**WORK INSTRUCTIONS**
Leave the pictures out and write out exactly the lines from the top of the entries through the line containing "yticks = [0, 200, 400, 600, 800, 1000, 1200, 1400]".

[Data entries]
[start]

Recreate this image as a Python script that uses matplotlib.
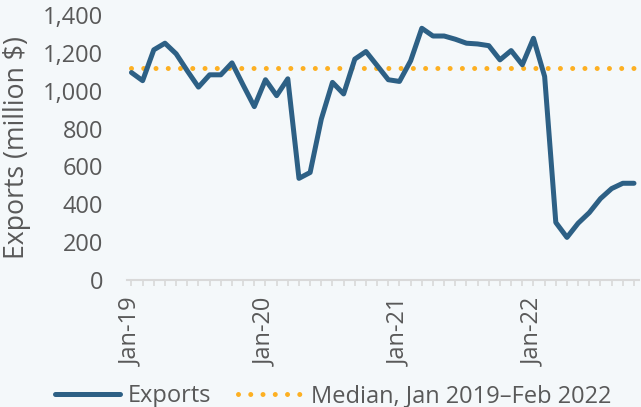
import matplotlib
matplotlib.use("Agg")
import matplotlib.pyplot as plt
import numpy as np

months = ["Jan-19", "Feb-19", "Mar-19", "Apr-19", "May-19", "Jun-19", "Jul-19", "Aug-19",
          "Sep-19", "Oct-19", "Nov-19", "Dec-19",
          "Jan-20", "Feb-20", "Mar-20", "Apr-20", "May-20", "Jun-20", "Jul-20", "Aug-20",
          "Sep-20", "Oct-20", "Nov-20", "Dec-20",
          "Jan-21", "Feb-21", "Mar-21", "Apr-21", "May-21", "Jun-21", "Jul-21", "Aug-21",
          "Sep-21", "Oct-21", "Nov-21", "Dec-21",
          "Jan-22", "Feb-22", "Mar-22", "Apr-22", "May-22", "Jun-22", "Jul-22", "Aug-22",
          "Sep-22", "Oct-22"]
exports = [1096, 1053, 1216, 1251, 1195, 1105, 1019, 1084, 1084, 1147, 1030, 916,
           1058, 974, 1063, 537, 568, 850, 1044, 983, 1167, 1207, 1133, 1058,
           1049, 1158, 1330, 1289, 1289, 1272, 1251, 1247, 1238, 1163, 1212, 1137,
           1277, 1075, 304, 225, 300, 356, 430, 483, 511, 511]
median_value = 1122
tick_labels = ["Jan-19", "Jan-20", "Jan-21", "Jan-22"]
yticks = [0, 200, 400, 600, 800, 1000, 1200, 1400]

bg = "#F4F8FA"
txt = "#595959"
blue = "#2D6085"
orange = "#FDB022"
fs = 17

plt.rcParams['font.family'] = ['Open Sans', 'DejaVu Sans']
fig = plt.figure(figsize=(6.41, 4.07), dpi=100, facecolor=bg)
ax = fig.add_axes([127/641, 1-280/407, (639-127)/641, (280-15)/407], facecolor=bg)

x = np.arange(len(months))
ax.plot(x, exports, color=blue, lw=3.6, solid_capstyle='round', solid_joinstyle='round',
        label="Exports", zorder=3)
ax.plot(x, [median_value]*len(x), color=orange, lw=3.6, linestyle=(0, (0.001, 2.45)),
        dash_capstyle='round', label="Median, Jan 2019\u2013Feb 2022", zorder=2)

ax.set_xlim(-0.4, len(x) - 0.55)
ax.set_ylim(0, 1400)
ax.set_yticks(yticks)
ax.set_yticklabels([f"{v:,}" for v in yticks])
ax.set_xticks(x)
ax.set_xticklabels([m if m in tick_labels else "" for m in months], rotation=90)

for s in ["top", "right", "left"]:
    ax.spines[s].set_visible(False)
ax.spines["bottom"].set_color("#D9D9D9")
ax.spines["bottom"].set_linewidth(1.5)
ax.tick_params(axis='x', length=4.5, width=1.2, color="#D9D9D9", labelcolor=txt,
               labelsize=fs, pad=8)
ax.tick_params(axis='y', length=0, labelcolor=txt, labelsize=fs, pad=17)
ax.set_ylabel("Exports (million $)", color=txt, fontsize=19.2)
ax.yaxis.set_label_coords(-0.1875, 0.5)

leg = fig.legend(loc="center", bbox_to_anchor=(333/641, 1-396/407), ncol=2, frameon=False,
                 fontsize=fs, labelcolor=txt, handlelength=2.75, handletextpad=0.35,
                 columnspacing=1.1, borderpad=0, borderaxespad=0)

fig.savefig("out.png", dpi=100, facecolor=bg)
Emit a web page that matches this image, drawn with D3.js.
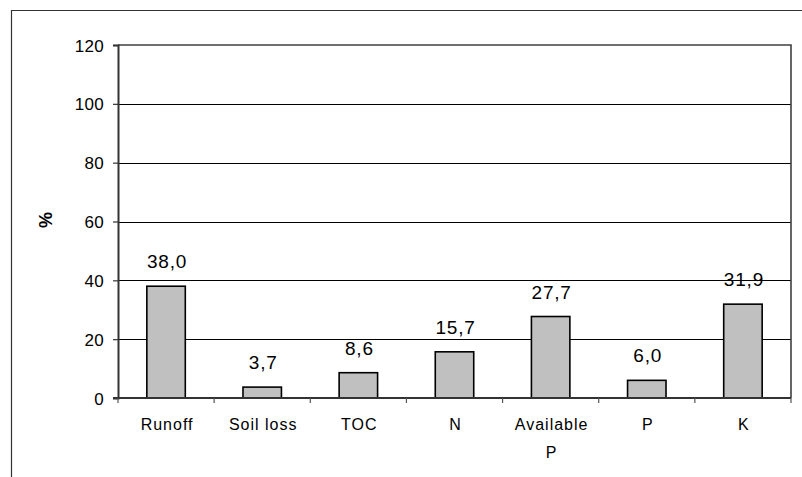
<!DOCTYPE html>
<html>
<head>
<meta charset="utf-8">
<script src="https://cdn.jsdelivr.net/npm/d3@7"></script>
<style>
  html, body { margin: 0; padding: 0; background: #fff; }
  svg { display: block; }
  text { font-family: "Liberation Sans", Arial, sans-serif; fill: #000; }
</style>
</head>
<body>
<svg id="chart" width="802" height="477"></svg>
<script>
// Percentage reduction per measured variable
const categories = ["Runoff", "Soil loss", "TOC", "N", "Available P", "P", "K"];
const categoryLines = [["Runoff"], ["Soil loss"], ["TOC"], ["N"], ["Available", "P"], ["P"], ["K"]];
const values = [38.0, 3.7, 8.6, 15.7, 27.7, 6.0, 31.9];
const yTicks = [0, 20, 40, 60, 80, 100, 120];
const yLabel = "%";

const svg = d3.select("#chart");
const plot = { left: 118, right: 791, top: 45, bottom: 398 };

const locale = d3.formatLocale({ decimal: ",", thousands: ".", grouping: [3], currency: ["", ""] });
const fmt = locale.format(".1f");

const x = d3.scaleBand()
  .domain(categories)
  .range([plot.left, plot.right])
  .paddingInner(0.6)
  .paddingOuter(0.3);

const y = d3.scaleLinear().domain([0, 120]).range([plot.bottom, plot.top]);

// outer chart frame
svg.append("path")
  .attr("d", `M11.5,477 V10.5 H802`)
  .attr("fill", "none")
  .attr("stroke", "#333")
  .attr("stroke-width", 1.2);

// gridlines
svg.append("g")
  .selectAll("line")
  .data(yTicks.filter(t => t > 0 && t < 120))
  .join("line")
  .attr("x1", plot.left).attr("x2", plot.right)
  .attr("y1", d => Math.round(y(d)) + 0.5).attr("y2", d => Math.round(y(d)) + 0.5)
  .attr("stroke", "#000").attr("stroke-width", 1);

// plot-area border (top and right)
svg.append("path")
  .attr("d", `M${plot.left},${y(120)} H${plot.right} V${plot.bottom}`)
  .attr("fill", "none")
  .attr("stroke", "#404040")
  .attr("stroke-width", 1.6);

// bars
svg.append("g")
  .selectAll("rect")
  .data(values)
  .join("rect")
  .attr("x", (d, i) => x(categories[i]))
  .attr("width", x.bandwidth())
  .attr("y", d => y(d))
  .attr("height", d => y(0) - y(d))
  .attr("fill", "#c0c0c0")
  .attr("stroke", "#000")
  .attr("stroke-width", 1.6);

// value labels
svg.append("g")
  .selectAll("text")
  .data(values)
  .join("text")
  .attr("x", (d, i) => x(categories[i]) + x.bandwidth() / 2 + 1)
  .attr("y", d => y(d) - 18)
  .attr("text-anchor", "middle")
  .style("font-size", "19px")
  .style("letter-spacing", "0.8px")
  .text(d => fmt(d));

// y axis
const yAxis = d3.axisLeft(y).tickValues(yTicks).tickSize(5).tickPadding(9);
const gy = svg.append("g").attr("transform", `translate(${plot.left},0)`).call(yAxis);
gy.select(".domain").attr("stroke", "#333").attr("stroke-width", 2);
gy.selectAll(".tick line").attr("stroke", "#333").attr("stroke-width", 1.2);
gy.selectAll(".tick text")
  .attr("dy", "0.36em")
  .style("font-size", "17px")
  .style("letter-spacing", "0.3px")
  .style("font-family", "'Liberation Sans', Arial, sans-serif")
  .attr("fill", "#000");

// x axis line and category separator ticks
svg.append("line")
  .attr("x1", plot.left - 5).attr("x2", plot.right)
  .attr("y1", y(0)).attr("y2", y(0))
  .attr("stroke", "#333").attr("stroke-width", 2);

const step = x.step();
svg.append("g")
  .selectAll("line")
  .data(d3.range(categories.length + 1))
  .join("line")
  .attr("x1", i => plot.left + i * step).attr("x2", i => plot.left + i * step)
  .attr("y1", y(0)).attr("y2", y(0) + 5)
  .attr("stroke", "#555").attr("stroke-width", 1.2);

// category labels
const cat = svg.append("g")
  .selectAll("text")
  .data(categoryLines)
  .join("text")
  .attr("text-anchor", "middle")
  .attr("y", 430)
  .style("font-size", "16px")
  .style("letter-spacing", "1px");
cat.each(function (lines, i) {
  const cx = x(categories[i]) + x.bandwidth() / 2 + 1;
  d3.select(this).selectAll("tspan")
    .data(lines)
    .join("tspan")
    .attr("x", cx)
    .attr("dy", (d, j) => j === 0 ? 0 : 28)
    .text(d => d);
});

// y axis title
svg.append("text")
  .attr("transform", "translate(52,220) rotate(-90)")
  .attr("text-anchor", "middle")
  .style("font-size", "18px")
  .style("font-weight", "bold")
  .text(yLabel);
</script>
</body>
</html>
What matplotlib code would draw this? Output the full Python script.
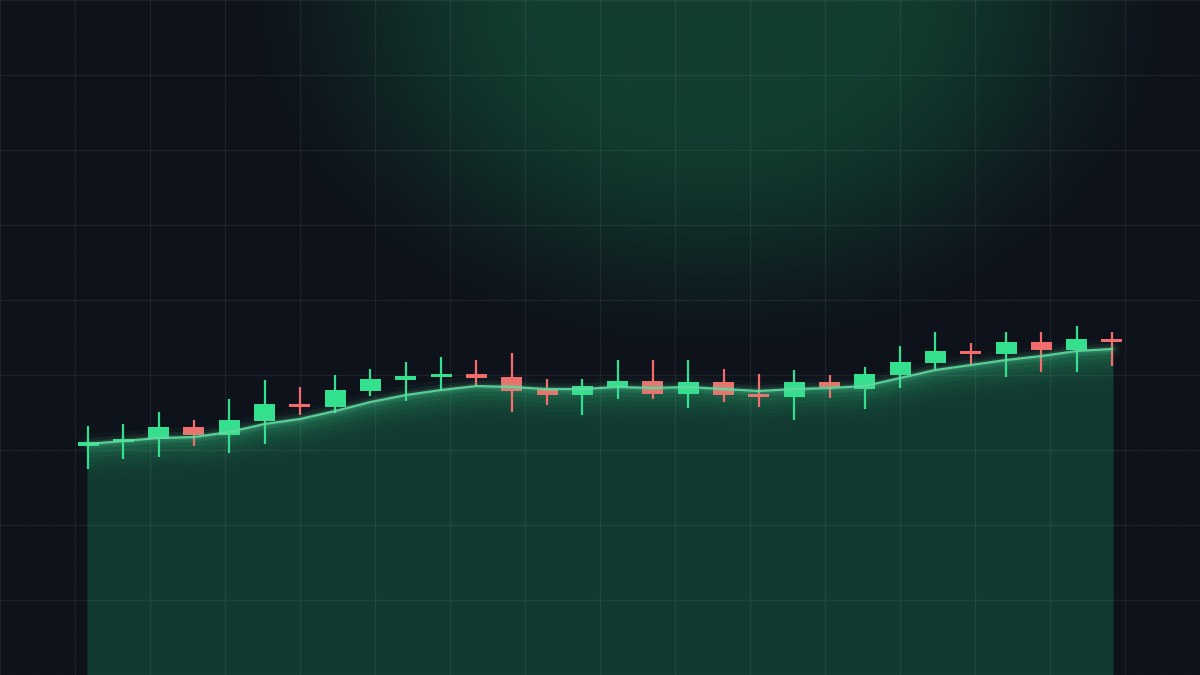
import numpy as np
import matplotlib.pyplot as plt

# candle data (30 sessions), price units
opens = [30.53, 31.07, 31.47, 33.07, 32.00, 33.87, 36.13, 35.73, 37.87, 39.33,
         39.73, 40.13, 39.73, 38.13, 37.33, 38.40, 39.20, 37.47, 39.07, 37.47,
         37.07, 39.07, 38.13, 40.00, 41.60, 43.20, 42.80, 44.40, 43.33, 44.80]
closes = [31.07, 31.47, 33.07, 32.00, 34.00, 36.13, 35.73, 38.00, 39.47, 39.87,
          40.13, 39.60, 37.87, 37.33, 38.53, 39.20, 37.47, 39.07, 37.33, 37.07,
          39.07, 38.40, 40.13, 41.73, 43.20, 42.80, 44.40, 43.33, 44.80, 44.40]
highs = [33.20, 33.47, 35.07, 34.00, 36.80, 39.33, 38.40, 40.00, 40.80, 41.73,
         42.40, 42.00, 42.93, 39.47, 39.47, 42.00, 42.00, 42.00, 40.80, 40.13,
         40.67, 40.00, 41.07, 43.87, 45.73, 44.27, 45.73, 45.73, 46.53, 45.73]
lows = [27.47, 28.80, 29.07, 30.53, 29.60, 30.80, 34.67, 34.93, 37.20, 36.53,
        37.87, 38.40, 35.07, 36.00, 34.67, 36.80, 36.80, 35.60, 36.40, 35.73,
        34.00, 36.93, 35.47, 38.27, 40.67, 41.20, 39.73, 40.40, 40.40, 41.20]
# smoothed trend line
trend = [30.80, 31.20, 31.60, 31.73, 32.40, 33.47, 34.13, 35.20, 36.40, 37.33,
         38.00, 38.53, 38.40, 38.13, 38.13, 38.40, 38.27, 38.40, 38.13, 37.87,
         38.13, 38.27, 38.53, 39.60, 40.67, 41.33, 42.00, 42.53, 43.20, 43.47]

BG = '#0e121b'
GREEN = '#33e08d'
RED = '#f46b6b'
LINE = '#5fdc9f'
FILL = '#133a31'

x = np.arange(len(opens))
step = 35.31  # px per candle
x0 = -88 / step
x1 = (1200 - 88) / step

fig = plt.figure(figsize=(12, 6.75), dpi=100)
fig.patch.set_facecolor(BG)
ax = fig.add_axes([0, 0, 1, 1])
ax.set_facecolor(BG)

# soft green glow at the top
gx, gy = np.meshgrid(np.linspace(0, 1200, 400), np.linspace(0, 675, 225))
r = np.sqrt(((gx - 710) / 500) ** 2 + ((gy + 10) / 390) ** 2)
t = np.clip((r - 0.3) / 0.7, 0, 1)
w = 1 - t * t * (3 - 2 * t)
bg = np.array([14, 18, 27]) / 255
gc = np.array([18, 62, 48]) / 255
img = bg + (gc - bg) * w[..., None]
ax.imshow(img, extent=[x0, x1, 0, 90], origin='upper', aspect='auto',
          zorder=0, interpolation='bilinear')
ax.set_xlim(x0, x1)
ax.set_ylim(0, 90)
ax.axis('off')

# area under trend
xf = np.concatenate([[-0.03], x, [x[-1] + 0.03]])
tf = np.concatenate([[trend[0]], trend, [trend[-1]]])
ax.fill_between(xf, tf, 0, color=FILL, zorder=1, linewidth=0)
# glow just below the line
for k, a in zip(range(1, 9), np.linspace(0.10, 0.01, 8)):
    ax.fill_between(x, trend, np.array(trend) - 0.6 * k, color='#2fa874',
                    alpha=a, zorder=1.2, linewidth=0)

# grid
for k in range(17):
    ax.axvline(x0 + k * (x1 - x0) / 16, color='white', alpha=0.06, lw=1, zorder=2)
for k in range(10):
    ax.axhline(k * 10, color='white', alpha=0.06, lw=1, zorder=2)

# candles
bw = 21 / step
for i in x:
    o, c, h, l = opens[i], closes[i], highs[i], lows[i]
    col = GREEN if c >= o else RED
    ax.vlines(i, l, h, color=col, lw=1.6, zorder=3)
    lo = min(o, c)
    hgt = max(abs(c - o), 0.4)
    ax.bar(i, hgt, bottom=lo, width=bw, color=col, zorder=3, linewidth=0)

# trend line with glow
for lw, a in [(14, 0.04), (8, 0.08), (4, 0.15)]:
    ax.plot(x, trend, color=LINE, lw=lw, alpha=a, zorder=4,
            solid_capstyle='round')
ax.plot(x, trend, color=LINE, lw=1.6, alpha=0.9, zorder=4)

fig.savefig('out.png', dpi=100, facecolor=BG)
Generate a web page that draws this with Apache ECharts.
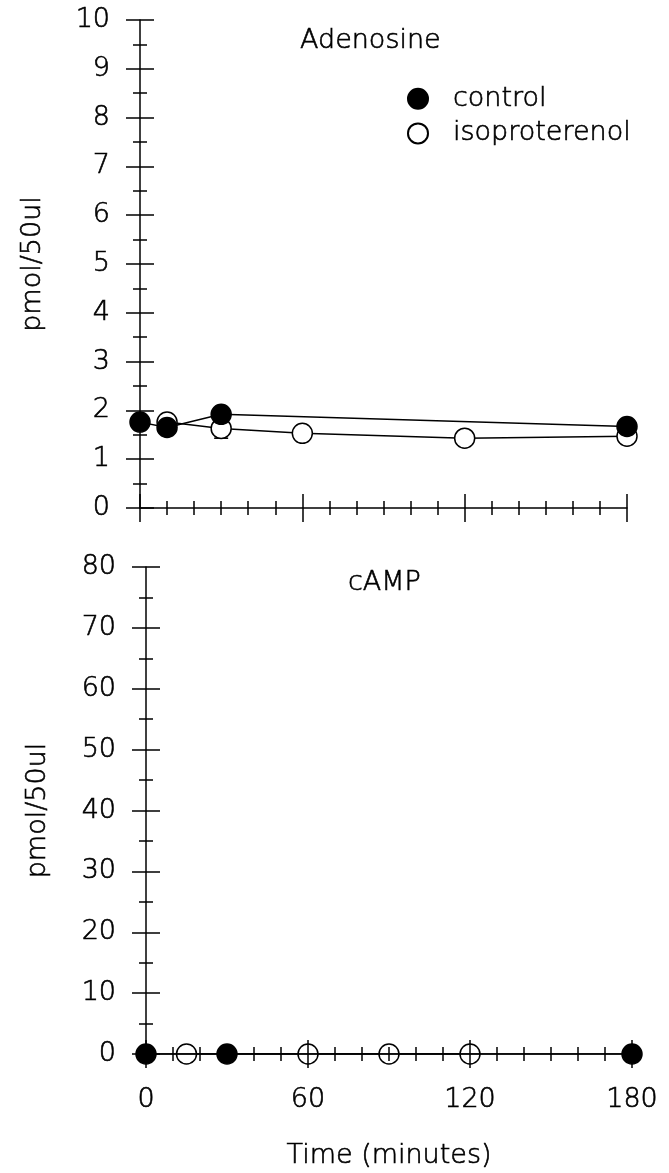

[end]

**TASK SOLUTION**
Recreate this image as a Python script that uses matplotlib.
import matplotlib
matplotlib.use("Agg")
import matplotlib.pyplot as plt
import numpy as np

months = ["Jan-19", "Feb-19", "Mar-19", "Apr-19", "May-19", "Jun-19", "Jul-19", "Aug-19",
          "Sep-19", "Oct-19", "Nov-19", "Dec-19",
          "Jan-20", "Feb-20", "Mar-20", "Apr-20", "May-20", "Jun-20", "Jul-20", "Aug-20",
          "Sep-20", "Oct-20", "Nov-20", "Dec-20",
          "Jan-21", "Feb-21", "Mar-21", "Apr-21", "May-21", "Jun-21", "Jul-21", "Aug-21",
          "Sep-21", "Oct-21", "Nov-21", "Dec-21",
          "Jan-22", "Feb-22", "Mar-22", "Apr-22", "May-22", "Jun-22", "Jul-22", "Aug-22",
          "Sep-22", "Oct-22"]
exports = [1096, 1053, 1216, 1251, 1195, 1105, 1019, 1084, 1084, 1147, 1030, 916,
           1058, 974, 1063, 537, 568, 850, 1044, 983, 1167, 1207, 1133, 1058,
           1049, 1158, 1330, 1289, 1289, 1272, 1251, 1247, 1238, 1163, 1212, 1137,
           1277, 1075, 304, 225, 300, 356, 430, 483, 511, 511]
median_value = 1122
tick_labels = ["Jan-19", "Jan-20", "Jan-21", "Jan-22"]
yticks = [0, 200, 400, 600, 800, 1000, 1200, 1400]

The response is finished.